Obviously, this measure has only two goals:
  1. To impose such draconian and expensive restrictions on 'legal firearms' that manufactures will no longer sell to California residents, or;
  2. To insure that firearms which may be legally purchased in California are so expensive (as the cost of conforming to this law) that they are beyond the economic capacity of the average citizen.
As one of the more disingenuous provisions of the bill, it includes the provision that the restriction will only be effective "... provided that the Department of Justice certifies that the technology used to create the imprint is available to more than one manufacturer unencumbered by any patent restrictions." You know, and I know, that if this bill becomes law, there will be a multitude of bottom-feeding 'after-market' manufacturers who will claim to be able to produce this product.

No provisions are made for proving their claims; it's sufficient that they claim to be competent to provide the technology.

Of course, each firing pin (if such is the mechanism chosen) will have to be carefully matched to the firearm, and you know that if the wrong firing pin is installed in a firearm, the manufacturer will be held accountable in any California court of law.

The California legislature will not punish the 'technology' provider; these are their friends.
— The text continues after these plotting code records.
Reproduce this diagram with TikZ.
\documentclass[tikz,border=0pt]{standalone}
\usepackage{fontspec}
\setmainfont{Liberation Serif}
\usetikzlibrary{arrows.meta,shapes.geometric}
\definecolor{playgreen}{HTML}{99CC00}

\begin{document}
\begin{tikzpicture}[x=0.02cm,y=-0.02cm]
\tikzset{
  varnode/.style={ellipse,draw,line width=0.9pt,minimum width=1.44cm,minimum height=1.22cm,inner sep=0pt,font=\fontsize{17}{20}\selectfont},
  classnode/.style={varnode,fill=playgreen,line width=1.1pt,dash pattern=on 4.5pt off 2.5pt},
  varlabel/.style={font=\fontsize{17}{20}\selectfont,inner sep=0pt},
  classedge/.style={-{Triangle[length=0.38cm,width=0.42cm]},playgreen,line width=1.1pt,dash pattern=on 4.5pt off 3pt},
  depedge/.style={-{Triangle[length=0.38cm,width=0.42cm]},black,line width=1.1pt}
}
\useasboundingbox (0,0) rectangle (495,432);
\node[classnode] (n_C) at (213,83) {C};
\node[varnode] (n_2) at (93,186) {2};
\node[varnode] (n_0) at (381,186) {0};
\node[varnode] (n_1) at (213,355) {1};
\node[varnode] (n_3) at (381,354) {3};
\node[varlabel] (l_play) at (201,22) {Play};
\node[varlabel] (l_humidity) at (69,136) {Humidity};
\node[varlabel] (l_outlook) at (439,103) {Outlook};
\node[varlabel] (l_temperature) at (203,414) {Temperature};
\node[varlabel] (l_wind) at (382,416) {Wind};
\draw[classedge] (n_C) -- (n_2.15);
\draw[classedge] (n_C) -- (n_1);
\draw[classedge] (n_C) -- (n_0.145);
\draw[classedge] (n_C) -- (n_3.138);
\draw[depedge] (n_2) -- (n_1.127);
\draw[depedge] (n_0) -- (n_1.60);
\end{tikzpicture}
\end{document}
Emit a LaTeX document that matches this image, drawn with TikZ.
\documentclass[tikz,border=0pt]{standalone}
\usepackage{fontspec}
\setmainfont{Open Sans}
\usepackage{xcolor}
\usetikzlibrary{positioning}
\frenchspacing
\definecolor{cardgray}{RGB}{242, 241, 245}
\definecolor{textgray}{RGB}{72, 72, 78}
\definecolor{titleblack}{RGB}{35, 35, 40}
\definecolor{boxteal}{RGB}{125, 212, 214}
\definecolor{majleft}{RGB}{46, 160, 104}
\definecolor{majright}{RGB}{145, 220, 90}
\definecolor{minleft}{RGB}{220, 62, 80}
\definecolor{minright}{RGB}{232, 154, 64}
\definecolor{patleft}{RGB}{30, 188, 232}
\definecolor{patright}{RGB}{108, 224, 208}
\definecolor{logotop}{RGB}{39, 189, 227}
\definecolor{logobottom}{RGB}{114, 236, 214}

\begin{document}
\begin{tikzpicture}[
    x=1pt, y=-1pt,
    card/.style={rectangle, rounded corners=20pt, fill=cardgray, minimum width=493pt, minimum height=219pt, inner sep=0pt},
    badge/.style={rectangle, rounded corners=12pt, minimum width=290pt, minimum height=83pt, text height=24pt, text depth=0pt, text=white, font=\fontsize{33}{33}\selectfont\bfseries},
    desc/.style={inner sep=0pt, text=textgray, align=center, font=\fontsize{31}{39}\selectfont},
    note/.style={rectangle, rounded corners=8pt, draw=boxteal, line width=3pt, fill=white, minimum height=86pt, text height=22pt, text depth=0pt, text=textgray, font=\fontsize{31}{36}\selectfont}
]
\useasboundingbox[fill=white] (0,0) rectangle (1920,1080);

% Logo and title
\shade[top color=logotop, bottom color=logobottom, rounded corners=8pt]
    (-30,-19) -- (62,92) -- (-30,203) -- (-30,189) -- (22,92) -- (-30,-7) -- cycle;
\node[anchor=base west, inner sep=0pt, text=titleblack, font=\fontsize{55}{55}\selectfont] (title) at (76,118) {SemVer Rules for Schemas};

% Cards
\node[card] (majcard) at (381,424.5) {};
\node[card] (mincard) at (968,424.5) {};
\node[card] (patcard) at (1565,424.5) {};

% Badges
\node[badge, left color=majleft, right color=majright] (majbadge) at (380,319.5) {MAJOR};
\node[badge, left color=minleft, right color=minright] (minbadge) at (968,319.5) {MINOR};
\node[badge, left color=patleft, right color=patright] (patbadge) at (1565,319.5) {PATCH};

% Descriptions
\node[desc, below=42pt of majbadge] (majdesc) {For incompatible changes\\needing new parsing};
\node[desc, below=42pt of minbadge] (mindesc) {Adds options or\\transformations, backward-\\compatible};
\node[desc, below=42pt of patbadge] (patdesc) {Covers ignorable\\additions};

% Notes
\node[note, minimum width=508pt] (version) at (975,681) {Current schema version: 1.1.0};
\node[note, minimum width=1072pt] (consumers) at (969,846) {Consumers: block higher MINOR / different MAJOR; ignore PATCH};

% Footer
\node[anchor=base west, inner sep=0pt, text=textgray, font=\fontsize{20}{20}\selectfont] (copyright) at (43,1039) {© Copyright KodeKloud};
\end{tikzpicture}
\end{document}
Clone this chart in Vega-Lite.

Instead, they will go after the deep-pockets manufacturer in hopes that they can drive him out of business.

This is such an obvious gun-grabbing measure, such a transparent attempt to get around the Second Amendment, the ruling elite of California should be ashamed of themselves.

But of course, they are not.

They're actually quite pleased with themselves. Under the guise of the 21st Century's version of a "Modest Proposal", they have managed to hoist a travesty of justice upon the citizens of California, and they didn't even have to suggest that they "do it for the children".

In fact, they didn't even offer a drink before, and a cigarette after.